O Mallorca marcou 69 gols na La Liga, sendo o quarto melhor ataque da competição. Os maiores responsáveis por isso foram o próprio Dani Guiza, o venezuelano Juan Arango e o argentino Ariel Ibagaza, que balançaram redes 47 vezes somados. Ibagaza foi o segundo maior garçom, com 15 assistências, duas atrás de Guti, do Real Madrid, enquanto Arango deu nove passes para gol. O meio-campo ainda contava com Borja Valero, peça importante nos desarmes e construção de jogadas.
O time comandado por Gregorio Manzano fez partidas históricas na temporada. Na quinta e sétima rodadas, contra Valladolid e Getafe, ambas em casa, o Mallorca saiu perdendo por 2 a 0, mas conseguiu reações impressionantes, vencendo os duelos por 4 a 2. No décimo segundo compromisso, uma visita ao Santiago Bernabéu. Em uma partida animada, os visitantes até chegaram a ficar na frente do placar, com 3 a 2, mas o resultado final foi a vitória dos donos da casa por 4 a 3. Nada que tirasse o mérito de Guiza e companhia.
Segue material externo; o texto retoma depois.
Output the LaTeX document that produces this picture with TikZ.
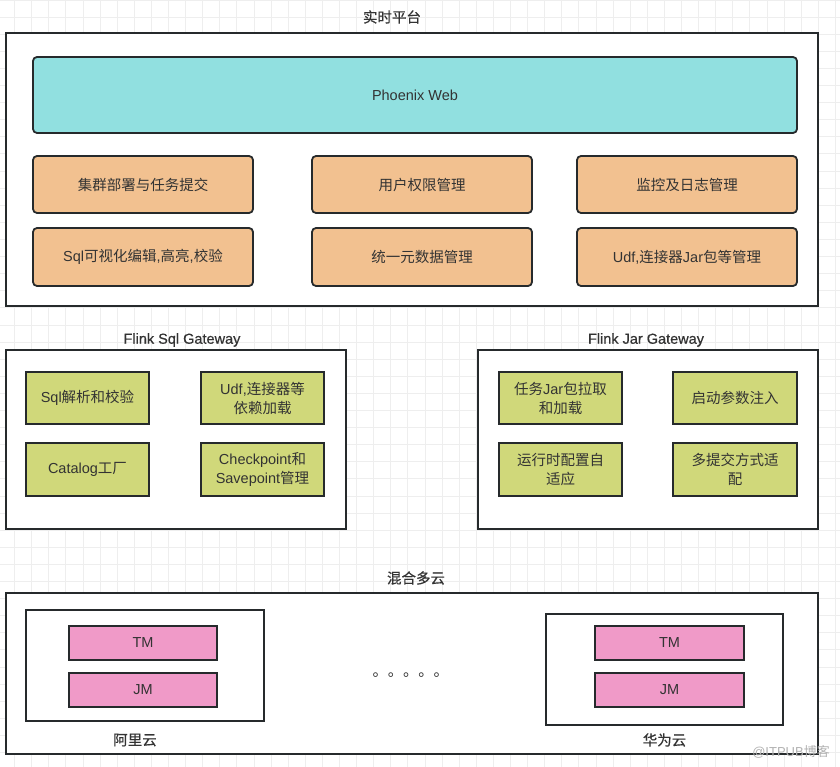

Ao longo da competição, uma vitória no Ramón Sánchez Pizjuán, por 2 a 1, contra o Sevilla, que vinha do segundo título de Copa UEFA, e um 3 a 0, também fora de casa, diante do Valencia. Mas outros dois triunfos tiveram maior impacto. Vigésima sétima rodada, o Mallorca recebeu o Recreativo Huelva e o hat-trick de Arango, os dois gols de Dani Guiza e mais dois de Fernando Varela confirmaram a arrasadora goleada de 7 a 1. Porém, o melhor ainda estava por vir.
Penúltimo jogo de La Liga. O Mallorca foi até o Camp Nou e aos 17 minutos do primeiro tempo, Thierry Henry abriu o placar para o Barcelona. Aos onze da segunda etapa, Samuel Eto'o ampliou. Entretanto, aos 22, Borja Valero diminuiu. Três minutos depois, Pierre Webó deixou tudo igual. No último minuto, o artilheiro, Dani Guiza, deixou a sua marca e decretou uma virada incrível na Catalunha.
Pela Copa do Rei, o Mallorca parou nas quartas de final, ao ser eliminado pelo Getafe, mas antes disso, tirou o Real Madrid da competição na fase anterior. No confronto de ida das oitavas, vitória em casa por 2 a 1. Na volta, os Merengues precisavam do triunfo simples para avançar. Porém, foram os Barralets que deixaram a capital com os três pontos, após o 1 a 0, e a vaga nas mãos.